§ **SOURCE DATA**

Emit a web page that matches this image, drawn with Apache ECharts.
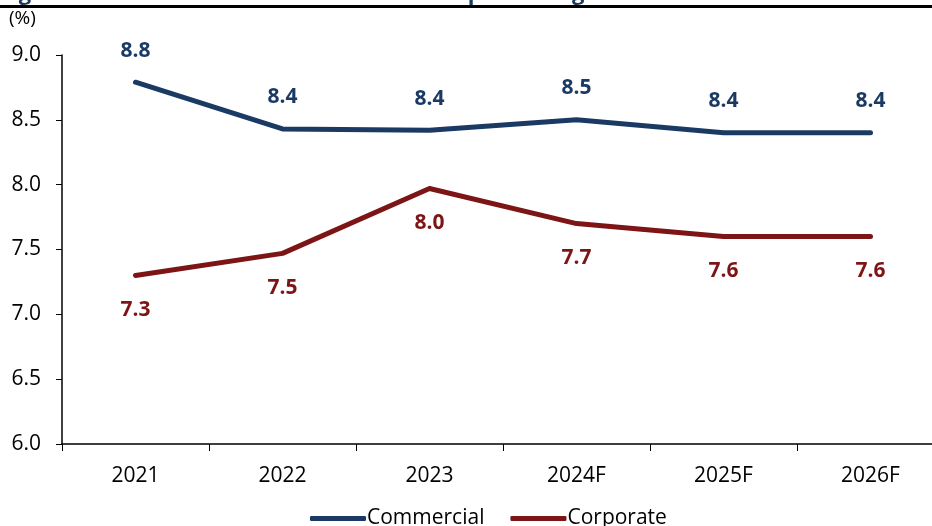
<!DOCTYPE html>
<html>
<head>
<meta charset="utf-8">
<script src="https://cdn.jsdelivr.net/npm/echarts@6/dist/echarts.min.js"></script>
<style>
	* { margin: 0; padding: 0; }
	html, body { width: 932px; height: 526px; background: #fff; overflow: hidden; }
	#main { width: 932px; height: 526px; }
</style>
</head>
<body>
<div id="main"></div>
<script>
	// 数据
	var years = ['2021', '2022', '2023', '2024F', '2025F', '2026F'];
	var commercial = [8.79, 8.43, 8.42, 8.50, 8.40, 8.40];
	var corporate = [7.30, 7.47, 7.97, 7.70, 7.60, 7.60];
	var yTicks = { min: 6, max: 9, step: 0.5 };

	var navy = '#1b3a63';
	var maroon = '#7d1416';
	var font = '"Open Sans", "Noto Sans", sans-serif';

	function oneDecimal(p) {
		return p.value.toFixed(1);
	}

	var chart = echarts.init(document.getElementById('main'));
	chart.setOption({
		animation: false,
		textStyle: { fontFamily: font },
		graphic: [{
			type: 'text',
			left: 0,
			top: -17,
			style: {
				text: 'Figure 6: Loan Yields of Commercial vs. Corporate Segments',
				font: 'bold 22px ' + font,
				fill: '#1b3a63'
			}
		}, {
			type: 'rect',
			left: 0,
			top: 5,
			shape: { width: 932, height: 3 },
			style: { fill: '#000' }
		}, {
			type: 'text',
			left: 9,
			top: 9,
			style: { text: '(%)', font: '19px ' + font, fill: '#000' }
		}],
		legend: {
			left: 305,
			top: 503,
			itemWidth: 56,
			itemHeight: 5,
			itemGap: 26,
			icon: 'roundRect',
			textStyle: { fontSize: 21, color: '#000', padding: [0, 0, 0, -4] },
			data: ['Commercial', 'Corporate']
		},
		grid: {
			left: 62,
			top: 55,
			width: 882,
			height: 389,
			outerBoundsMode: 'none',
			containLabel: false
		},
		xAxis: {
			type: 'category',
			data: years,
			boundaryGap: true,
			axisLine: { lineStyle: { color: '#000', width: 1.5 } },
			axisTick: { show: true, length: 7, inside: false, lineStyle: { color: '#000' } },
			axisLabel: { fontSize: 21, color: '#000', margin: 22 }
		},
		yAxis: {
			type: 'value',
			min: yTicks.min,
			max: yTicks.max,
			interval: yTicks.step,
			splitLine: { show: false },
			axisLine: { show: true, lineStyle: { color: '#000', width: 1.5 } },
			axisTick: { show: true, length: 6, lineStyle: { color: '#000' } },
			axisLabel: {
				fontSize: 21,
				color: '#000',
				margin: 21,
				formatter: function(v) { return v.toFixed(1); }
			}
		},
		series: [{
			name: 'Commercial',
			type: 'line',
			data: commercial,
			symbol: 'circle',
			symbolSize: 0,
			showSymbol: true,
			color: navy,
			lineStyle: { width: 5, color: navy, cap: 'round', join: 'round' },
			label: {
				show: true,
				position: 'top',
				distance: 21,
				fontSize: 21,
				fontWeight: 'bold',
				color: navy,
				formatter: oneDecimal
			}
		}, {
			name: 'Corporate',
			type: 'line',
			data: corporate,
			symbol: 'circle',
			symbolSize: 0,
			showSymbol: true,
			color: maroon,
			lineStyle: { width: 5, color: maroon, cap: 'round', join: 'round' },
			label: {
				show: true,
				position: 'bottom',
				distance: 24,
				fontSize: 21,
				fontWeight: 'bold',
				color: maroon,
				formatter: oneDecimal
			}
		}]
	});
</script>
</body>
</html>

§ **REQUIREMENT**
Give back every line exactly as it stands, pictures excluded.

§ **EXERCISE OUTPUT**
Emit a web page that matches this image, drawn with Apache ECharts.
<!DOCTYPE html>
<html>
<head>
<meta charset="utf-8">
<script src="https://cdn.jsdelivr.net/npm/echarts@6/dist/echarts.min.js"></script>
<style>
	* { margin: 0; padding: 0; }
	html, body { width: 932px; height: 526px; background: #fff; overflow: hidden; }
	#main { width: 932px; height: 526px; }
</style>
</head>
<body>
<div id="main"></div>
<script>
	// 数据
	var years = ['2021', '2022', '2023', '2024F', '2025F', '2026F'];
	var commercial = [8.79, 8.43, 8.42, 8.50, 8.40, 8.40];
	var corporate = [7.30, 7.47, 7.97, 7.70, 7.60, 7.60];
	var yTicks = { min: 6, max: 9, step: 0.5 };

	var navy = '#1b3a63';
	var maroon = '#7d1416';
	var font = '"Open Sans", "Noto Sans", sans-serif';

	function oneDecimal(p) {
		return p.value.toFixed(1);
	}

	var chart = echarts.init(document.getElementById('main'));
	chart.setOption({
		animation: false,
		textStyle: { fontFamily: font },
		graphic: [{
			type: 'text',
			left: 0,
			top: -17,
			style: {
				text: 'Figure 6: Loan Yields of Commercial vs. Corporate Segments',
				font: 'bold 22px ' + font,
				fill: '#1b3a63'
			}
		}, {
			type: 'rect',
			left: 0,
			top: 5,
			shape: { width: 932, height: 3 },
			style: { fill: '#000' }
		}, {
			type: 'text',
			left: 9,
			top: 9,
			style: { text: '(%)', font: '19px ' + font, fill: '#000' }
		}],
		legend: {
			left: 305,
			top: 503,
			itemWidth: 56,
			itemHeight: 5,
			itemGap: 26,
			icon: 'roundRect',
			textStyle: { fontSize: 21, color: '#000', padding: [0, 0, 0, -4] },
			data: ['Commercial', 'Corporate']
		},
		grid: {
			left: 62,
			top: 55,
			width: 882,
			height: 389,
			outerBoundsMode: 'none',
			containLabel: false
		},
		xAxis: {
			type: 'category',
			data: years,
			boundaryGap: true,
			axisLine: { lineStyle: { color: '#000', width: 1.5 } },
			axisTick: { show: true, length: 7, inside: false, lineStyle: { color: '#000' } },
			axisLabel: { fontSize: 21, color: '#000', margin: 22 }
		},
		yAxis: {
			type: 'value',
			min: yTicks.min,
			max: yTicks.max,
			interval: yTicks.step,
			splitLine: { show: false },
			axisLine: { show: true, lineStyle: { color: '#000', width: 1.5 } },
			axisTick: { show: true, length: 6, lineStyle: { color: '#000' } },
			axisLabel: {
				fontSize: 21,
				color: '#000',
				margin: 21,
				formatter: function(v) { return v.toFixed(1); }
			}
		},
		series: [{
			name: 'Commercial',
			type: 'line',
			data: commercial,
			symbol: 'circle',
			symbolSize: 0,
			showSymbol: true,
			color: navy,
			lineStyle: { width: 5, color: navy, cap: 'round', join: 'round' },
			label: {
				show: true,
				position: 'top',
				distance: 21,
				fontSize: 21,
				fontWeight: 'bold',
				color: navy,
				formatter: oneDecimal
			}
		}, {
			name: 'Corporate',
			type: 'line',
			data: corporate,
			symbol: 'circle',
			symbolSize: 0,
			showSymbol: true,
			color: maroon,
			lineStyle: { width: 5, color: maroon, cap: 'round', join: 'round' },
			label: {
				show: true,
				position: 'bottom',
				distance: 24,
				fontSize: 21,
				fontWeight: 'bold',
				color: maroon,
				formatter: oneDecimal
			}
		}]
	});
</script>
</body>
</html>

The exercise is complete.